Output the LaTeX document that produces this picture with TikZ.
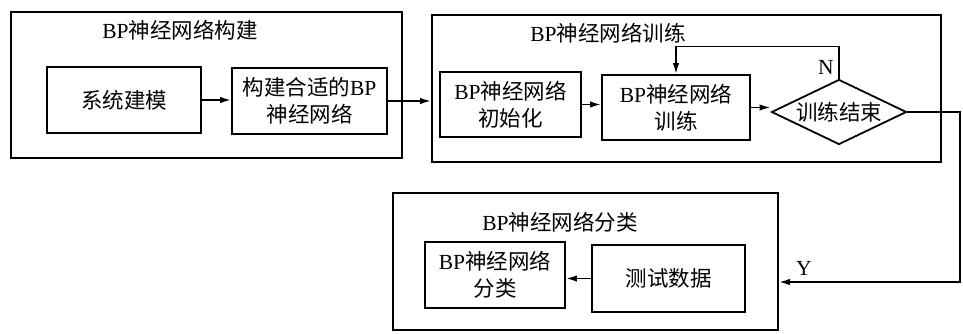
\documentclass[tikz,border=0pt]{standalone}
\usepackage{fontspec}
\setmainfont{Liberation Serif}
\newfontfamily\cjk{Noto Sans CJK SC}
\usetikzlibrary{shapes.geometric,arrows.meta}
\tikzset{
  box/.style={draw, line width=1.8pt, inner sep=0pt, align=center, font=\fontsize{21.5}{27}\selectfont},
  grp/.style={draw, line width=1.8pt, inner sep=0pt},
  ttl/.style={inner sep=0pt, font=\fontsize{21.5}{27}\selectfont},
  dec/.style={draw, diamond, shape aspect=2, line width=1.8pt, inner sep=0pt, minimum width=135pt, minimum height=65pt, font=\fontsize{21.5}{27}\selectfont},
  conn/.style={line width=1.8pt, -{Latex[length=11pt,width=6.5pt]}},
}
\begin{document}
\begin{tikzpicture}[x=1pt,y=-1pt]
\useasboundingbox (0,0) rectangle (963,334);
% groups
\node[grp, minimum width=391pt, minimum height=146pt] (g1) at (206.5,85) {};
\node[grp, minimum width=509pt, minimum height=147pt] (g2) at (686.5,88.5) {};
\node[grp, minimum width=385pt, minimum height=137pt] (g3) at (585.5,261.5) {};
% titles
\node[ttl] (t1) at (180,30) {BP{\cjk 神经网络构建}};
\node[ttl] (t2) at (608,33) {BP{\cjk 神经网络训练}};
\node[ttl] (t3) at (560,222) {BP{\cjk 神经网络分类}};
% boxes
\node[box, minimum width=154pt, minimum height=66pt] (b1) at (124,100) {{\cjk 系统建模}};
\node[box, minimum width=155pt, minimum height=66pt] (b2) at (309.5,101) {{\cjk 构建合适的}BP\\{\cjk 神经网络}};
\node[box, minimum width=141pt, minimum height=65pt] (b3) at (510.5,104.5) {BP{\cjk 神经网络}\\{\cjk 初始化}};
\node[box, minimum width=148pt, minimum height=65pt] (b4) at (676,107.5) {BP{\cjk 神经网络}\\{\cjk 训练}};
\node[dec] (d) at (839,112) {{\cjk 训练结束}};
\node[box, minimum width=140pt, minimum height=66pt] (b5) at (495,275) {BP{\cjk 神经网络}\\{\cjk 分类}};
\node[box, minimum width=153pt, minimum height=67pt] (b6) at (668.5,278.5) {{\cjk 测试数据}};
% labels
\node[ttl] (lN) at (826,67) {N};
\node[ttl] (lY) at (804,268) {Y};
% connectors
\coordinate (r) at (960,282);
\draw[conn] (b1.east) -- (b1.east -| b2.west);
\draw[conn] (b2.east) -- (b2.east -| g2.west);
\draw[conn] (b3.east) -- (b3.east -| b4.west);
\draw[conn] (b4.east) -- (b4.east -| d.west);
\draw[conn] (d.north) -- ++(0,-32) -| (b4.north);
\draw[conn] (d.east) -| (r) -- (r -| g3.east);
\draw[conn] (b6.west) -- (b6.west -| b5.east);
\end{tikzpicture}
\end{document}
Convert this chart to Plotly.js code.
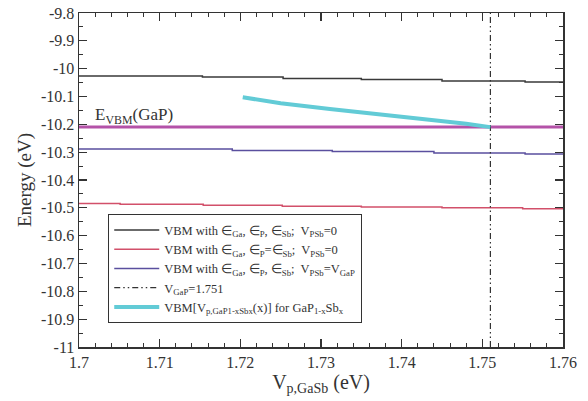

☆ ☆ ☆ ☆ ☆

> [Prompt]: None of the pictures should appear; repeat the records exactly otherwise.

> [Written answer]:
Output the LaTeX document that produces this picture with TikZ.
\documentclass[tikz,border=0pt]{standalone}
\usepackage{fontspec}
\setmainfont{Liberation Serif}
\newfontfamily\cjk{Noto Sans CJK SC}
\usetikzlibrary{shapes.geometric,arrows.meta}
\tikzset{
  box/.style={draw, line width=1.8pt, inner sep=0pt, align=center, font=\fontsize{21.5}{27}\selectfont},
  grp/.style={draw, line width=1.8pt, inner sep=0pt},
  ttl/.style={inner sep=0pt, font=\fontsize{21.5}{27}\selectfont},
  dec/.style={draw, diamond, shape aspect=2, line width=1.8pt, inner sep=0pt, minimum width=135pt, minimum height=65pt, font=\fontsize{21.5}{27}\selectfont},
  conn/.style={line width=1.8pt, -{Latex[length=11pt,width=6.5pt]}},
}
\begin{document}
\begin{tikzpicture}[x=1pt,y=-1pt]
\useasboundingbox (0,0) rectangle (963,334);
% groups
\node[grp, minimum width=391pt, minimum height=146pt] (g1) at (206.5,85) {};
\node[grp, minimum width=509pt, minimum height=147pt] (g2) at (686.5,88.5) {};
\node[grp, minimum width=385pt, minimum height=137pt] (g3) at (585.5,261.5) {};
% titles
\node[ttl] (t1) at (180,30) {BP{\cjk 神经网络构建}};
\node[ttl] (t2) at (608,33) {BP{\cjk 神经网络训练}};
\node[ttl] (t3) at (560,222) {BP{\cjk 神经网络分类}};
% boxes
\node[box, minimum width=154pt, minimum height=66pt] (b1) at (124,100) {{\cjk 系统建模}};
\node[box, minimum width=155pt, minimum height=66pt] (b2) at (309.5,101) {{\cjk 构建合适的}BP\\{\cjk 神经网络}};
\node[box, minimum width=141pt, minimum height=65pt] (b3) at (510.5,104.5) {BP{\cjk 神经网络}\\{\cjk 初始化}};
\node[box, minimum width=148pt, minimum height=65pt] (b4) at (676,107.5) {BP{\cjk 神经网络}\\{\cjk 训练}};
\node[dec] (d) at (839,112) {{\cjk 训练结束}};
\node[box, minimum width=140pt, minimum height=66pt] (b5) at (495,275) {BP{\cjk 神经网络}\\{\cjk 分类}};
\node[box, minimum width=153pt, minimum height=67pt] (b6) at (668.5,278.5) {{\cjk 测试数据}};
% labels
\node[ttl] (lN) at (826,67) {N};
\node[ttl] (lY) at (804,268) {Y};
% connectors
\coordinate (r) at (960,282);
\draw[conn] (b1.east) -- (b1.east -| b2.west);
\draw[conn] (b2.east) -- (b2.east -| g2.west);
\draw[conn] (b3.east) -- (b3.east -| b4.west);
\draw[conn] (b4.east) -- (b4.east -| d.west);
\draw[conn] (d.north) -- ++(0,-32) -| (b4.north);
\draw[conn] (d.east) -| (r) -- (r -| g3.east);
\draw[conn] (b6.west) -- (b6.west -| b5.east);
\end{tikzpicture}
\end{document}
Convert this chart to Plotly.js code.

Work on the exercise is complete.